Also surprising was the Social Democrat Chancellor Olaf Scholz’s policy statement on February 27. He made clear that European security will need to be achieved without Russia for the foreseeable future. His party had previously invented Ostpolitik, the normalization of politics with Eastern Europe during the Cold War, and later had stuck to this rapprochement policy with Russia until recently, despite Putin’s increasingly autocratic leadership.

High-ranking members of the Greens in the government similarly had to pivot. To ensure the energy supply during over the winter, the Green Party’s minister for energy and the economy, Robert Habeck, had to make deals with autocrats, extend the duration of nuclear power plants, and connect decommissioned coal plants to the grid. The foreign minister, Annalena Baerbock, is one of the fiercest supporters of delivering heavy weapons to Ukraine, even though her party, the Greens, were originally anchored in the peace movement.
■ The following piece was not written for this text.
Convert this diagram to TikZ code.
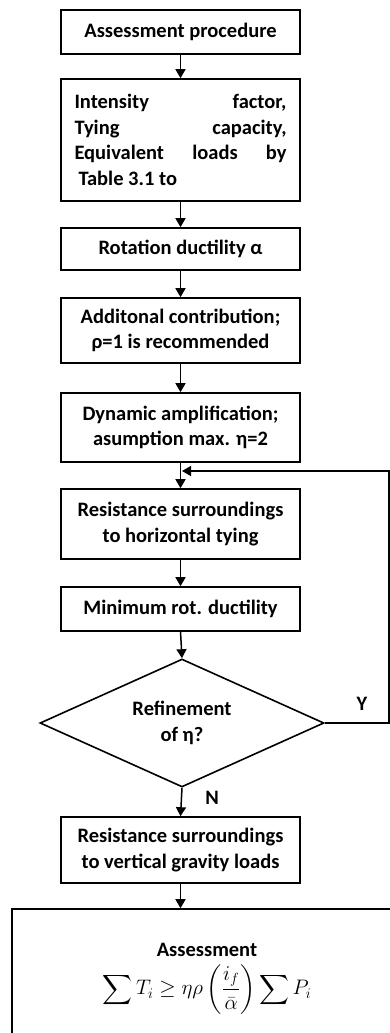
\RequirePackage{fix-cm}
\documentclass[tikz,border=0pt]{standalone}
\usepackage{amsmath}
\usepackage{exscale}
\usepackage{fontspec}
\setmainfont{Carlito}
\usetikzlibrary{shapes.geometric,arrows.meta}

\tikzset{
  stepbox/.style={draw=black, line width=1.6pt, minimum width=239pt, align=center,
    inner sep=0pt, font=\fontsize{20.5}{25.7}\selectfont\bfseries},
  decision/.style={draw=black, line width=1.6pt, shape=diamond, aspect=2.2,
    minimum width=284pt, minimum height=128pt, inner sep=0pt, align=center,
    font=\fontsize{20.5}{25.7}\selectfont\bfseries},
  flow/.style={line width=1.5pt, -{Triangle[length=9pt,width=10pt]}},
  lbl/.style={font=\fontsize{20.5}{24}\selectfont\bfseries}
}

\begin{document}
\begin{tikzpicture}[x=1pt,y=-1pt]
  \useasboundingbox (0,0) rectangle (390,1033);
  \clip (0,0) rectangle (390,1033);

  \node[stepbox, minimum height=44pt] (b1) at (180.5,32) {Assessment procedure};
  \node[stepbox, minimum height=122pt] (b2) at (180.5,140)
    {\parbox{212pt}{\fontsize{20.5}{25.7}\selectfont\bfseries
      Intensity\hfill factor,\\
      Tying\hfill capacity,\\
      Equivalent\hfill loads\hfill by\\
      \hspace*{4pt}Table 3.1 to}};
  \node[stepbox, minimum height=42pt] (b3) at (180.5,249) {Rotation ductility α};
  \node[stepbox, minimum height=65pt] (b4) at (180.5,330.5)
    {Additonal contribution;\\ ρ=1 is recommended};
  \node[stepbox, minimum height=69pt] (b5) at (180.5,427.5)
    {Dynamic amplification;\\ asumption max. η=2};
  \node[stepbox, minimum height=70pt] (b6) at (180.5,524)
    {Resistance surroundings\\ to horizontal tying};
  \node[stepbox, minimum height=44pt] (b7) at (180.5,609) {Minimum rot. ductility};
  \node[decision] (d1) at (182,723) {Refinement\\ of η?};
  \node[stepbox, minimum height=66pt] (b8) at (180.5,850)
    {Resistance surroundings\\ to vertical gravity loads};
  \node[stepbox, minimum width=390pt, minimum height=140pt] (b9) at (207,979)
    {Assessment\\[7pt]
     {\normalfont\fontsize{21}{24}\selectfont
      $\displaystyle\sum T_i \geq \eta\rho\left(\frac{i_f}{\bar{\alpha}}\right)\sum P_i$}};

  % main sequence
  \draw[flow] (b1) -- (b2);
  \draw[flow] (b2) -- (b3);
  \draw[flow] (b3) -- (b4);
  \draw[flow] (b4) -- (b5);
  \draw[flow] (b5) -- (b6);
  \draw[flow] (b6) -- (b7);
  \draw[flow] (b7.south) -- (d1.north);
  \draw[flow] (d1.south) -- (b8.north);
  \draw[flow] (b8) -- (b9.north -| b8);

  % refinement loop back above the tying step
  \coordinate (r1) at (389,723);
  \coordinate (r2) at (389,471);
  \coordinate (r3) at (182,471);
  \draw[flow] (d1.east) -- (r1) -- (r2) -- (r3);

  \node[lbl] (ly) at (362,704) {Y};
  \node[lbl] (ln) at (212,798) {N};
\end{tikzpicture}
\end{document}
Despite their various party principles and lines, all three coalition partners made various concessions. Due to its Zeitenwende, German foreign and security policy has developed in a direction that was neither foreseeable based on its tradition nor the course the three-party coalition had planned to chart.

The German Public's View

Germany’s decision makers were forced to chart a new course for their country’s foreign and security policy, marking a complete break from tradition. However, there is a significant gap between how the public perceives Germany’s international role and how German officials have described it more recently.

In an essay, Scholz wrote about Germany’s intentions to become a guarantor of European security.[11] Yet, according to the annual public opinion survey “The Berlin Pulse,” seven out of ten Germans do not want their country to assume any military leadership role in Europe.[12]

Since the first survey in 2017, a slight majority of Germans have preferred restraint over stronger German international engagement. This attitude has not changed sustainably due to the Russian aggression. In August 2022, when the invasion had already lasted for six months, 52 percent of Germans preferred restrained over a more active international role, compared to 50 percent in 2021. Nonetheless, the German defense minister, Boris Pistorius, mentioned in his speech at the Munich Security Conference in February 2022 that “Germany stands ready to take on even more responsibility.”[13] In this case, responsibility must be understood as military responsibility. However, even among the 41 percent of Germans in favor of a stronger international engagement, only 14 percent want this engagement to primarily be in the military sphere. The majority of this group prefers a stronger international engagement in the diplomatic sphere. These numbers indicate that the pacifist mindset that has characterized post-war Germany persists among the public.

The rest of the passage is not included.